§ Directive: In the entries below, print exactly the lines from the first through the one with "import * as", both included, and none of the pictures.

═══ Data listing ═══

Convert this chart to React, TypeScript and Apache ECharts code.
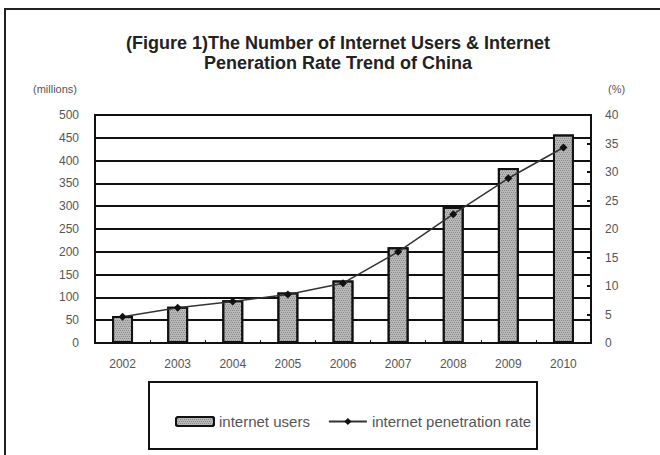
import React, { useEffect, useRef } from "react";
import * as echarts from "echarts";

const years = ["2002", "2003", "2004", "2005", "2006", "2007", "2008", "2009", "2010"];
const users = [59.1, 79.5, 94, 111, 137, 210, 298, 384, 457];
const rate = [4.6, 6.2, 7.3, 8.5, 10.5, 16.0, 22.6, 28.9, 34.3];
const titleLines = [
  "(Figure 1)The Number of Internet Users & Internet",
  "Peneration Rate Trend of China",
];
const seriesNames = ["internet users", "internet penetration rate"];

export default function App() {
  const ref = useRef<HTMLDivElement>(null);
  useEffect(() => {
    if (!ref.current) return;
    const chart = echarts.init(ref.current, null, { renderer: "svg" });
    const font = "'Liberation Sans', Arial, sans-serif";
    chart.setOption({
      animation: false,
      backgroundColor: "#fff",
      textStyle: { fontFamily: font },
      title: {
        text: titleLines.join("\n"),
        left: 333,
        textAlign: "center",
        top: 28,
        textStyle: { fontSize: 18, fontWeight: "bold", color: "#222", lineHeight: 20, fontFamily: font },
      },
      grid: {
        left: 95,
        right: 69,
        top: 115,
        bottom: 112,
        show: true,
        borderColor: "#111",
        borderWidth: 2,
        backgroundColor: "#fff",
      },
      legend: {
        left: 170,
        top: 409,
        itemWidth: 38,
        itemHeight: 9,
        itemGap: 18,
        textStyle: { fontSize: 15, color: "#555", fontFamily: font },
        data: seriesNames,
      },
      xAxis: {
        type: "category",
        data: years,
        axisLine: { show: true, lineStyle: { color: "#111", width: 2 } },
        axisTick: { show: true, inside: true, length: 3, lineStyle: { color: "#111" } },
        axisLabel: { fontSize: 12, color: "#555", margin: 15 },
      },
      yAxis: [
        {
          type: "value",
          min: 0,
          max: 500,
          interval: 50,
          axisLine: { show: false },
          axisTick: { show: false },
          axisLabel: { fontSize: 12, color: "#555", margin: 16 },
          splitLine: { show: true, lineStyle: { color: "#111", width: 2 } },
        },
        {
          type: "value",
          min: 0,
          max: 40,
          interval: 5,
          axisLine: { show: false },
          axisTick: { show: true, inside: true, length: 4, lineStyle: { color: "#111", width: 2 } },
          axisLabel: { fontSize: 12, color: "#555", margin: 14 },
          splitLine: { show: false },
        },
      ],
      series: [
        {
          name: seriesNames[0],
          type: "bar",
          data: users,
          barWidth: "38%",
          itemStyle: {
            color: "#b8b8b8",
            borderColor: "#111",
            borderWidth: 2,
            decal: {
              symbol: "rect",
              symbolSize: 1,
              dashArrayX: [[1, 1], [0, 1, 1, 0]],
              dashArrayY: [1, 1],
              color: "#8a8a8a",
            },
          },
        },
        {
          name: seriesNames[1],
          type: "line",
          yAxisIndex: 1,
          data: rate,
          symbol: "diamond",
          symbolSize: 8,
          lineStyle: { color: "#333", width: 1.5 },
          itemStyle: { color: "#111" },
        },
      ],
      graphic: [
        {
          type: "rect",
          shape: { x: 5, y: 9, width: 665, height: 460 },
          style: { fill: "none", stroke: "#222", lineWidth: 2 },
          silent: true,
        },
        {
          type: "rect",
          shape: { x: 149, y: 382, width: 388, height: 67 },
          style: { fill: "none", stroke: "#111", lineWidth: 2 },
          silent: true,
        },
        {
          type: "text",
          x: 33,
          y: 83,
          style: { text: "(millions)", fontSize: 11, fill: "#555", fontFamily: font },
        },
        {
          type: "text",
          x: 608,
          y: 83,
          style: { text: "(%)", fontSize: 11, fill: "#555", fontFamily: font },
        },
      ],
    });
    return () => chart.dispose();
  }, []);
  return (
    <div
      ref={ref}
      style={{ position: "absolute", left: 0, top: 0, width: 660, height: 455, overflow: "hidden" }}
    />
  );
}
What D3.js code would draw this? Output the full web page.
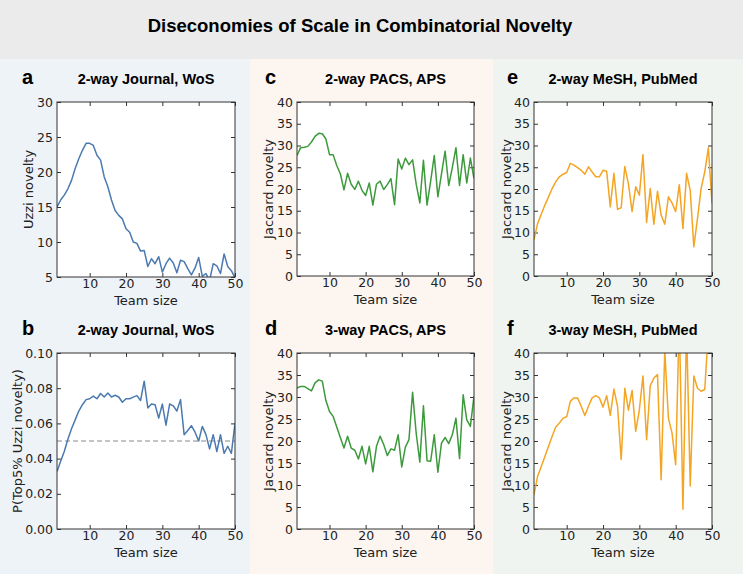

═══

§ Response below:
Convert this chart to React, TypeScript and Apache ECharts code.
import React, { useEffect, useRef } from "react";
import * as echarts from "echarts";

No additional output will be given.